SUPPLIED DATA
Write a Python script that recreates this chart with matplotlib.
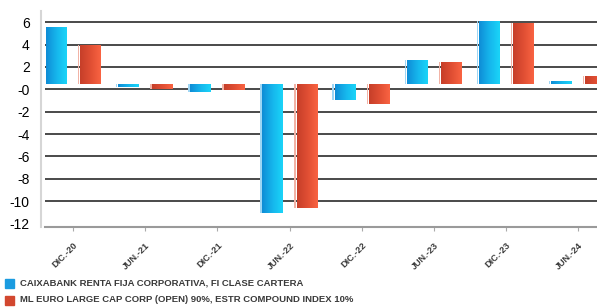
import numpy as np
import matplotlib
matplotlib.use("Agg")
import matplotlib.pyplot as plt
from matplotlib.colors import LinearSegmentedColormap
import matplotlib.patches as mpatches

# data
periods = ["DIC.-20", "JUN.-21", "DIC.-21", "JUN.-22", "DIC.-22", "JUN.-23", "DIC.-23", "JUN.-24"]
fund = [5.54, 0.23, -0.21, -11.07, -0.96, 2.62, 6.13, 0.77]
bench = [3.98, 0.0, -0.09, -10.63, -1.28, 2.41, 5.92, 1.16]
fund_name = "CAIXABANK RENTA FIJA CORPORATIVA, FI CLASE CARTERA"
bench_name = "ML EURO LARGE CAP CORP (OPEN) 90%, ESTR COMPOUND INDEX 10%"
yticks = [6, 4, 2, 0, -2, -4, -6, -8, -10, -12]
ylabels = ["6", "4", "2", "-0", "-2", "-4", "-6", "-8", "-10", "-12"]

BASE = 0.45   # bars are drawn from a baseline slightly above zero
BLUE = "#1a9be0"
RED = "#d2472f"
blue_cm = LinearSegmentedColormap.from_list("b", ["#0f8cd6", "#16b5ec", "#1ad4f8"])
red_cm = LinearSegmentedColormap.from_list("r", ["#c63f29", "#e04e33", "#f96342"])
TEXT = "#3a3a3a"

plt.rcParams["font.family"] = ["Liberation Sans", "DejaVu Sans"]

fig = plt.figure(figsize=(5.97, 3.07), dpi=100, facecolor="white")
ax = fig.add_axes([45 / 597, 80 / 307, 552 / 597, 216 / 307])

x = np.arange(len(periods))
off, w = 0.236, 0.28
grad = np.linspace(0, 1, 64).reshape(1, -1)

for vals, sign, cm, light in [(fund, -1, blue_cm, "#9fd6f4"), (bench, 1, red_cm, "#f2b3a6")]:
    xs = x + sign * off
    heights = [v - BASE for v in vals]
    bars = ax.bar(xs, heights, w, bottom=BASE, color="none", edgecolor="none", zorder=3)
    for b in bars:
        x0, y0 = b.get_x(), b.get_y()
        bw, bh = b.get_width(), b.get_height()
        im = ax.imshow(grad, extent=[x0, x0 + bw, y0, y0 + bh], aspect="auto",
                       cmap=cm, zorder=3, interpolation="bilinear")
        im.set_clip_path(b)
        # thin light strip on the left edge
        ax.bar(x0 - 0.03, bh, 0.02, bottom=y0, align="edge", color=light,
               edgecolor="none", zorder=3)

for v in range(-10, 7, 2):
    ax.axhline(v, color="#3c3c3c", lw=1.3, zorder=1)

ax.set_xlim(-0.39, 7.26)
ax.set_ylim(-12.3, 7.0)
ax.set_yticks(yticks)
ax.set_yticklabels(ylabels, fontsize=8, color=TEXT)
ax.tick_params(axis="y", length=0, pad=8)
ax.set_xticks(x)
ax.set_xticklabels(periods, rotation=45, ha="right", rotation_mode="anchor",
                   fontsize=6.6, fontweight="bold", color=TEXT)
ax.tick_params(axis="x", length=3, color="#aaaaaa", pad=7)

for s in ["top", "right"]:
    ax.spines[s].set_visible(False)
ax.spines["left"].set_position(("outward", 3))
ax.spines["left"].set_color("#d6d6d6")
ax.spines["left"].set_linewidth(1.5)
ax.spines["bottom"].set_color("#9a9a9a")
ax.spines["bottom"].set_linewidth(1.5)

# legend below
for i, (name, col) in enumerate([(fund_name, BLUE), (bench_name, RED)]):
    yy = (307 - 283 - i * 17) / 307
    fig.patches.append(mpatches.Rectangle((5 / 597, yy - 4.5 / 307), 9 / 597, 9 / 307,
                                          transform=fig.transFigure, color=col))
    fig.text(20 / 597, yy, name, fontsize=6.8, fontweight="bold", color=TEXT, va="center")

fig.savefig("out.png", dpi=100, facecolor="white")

WORK TO BE COMPLETED
Give again, exactly, the lines from the start of the data through the one holding "import matplotlib.patches as mpatches"; omit the pictures.

REPLY
Write a Python script that recreates this chart with matplotlib.
import numpy as np
import matplotlib
matplotlib.use("Agg")
import matplotlib.pyplot as plt
from matplotlib.colors import LinearSegmentedColormap
import matplotlib.patches as mpatches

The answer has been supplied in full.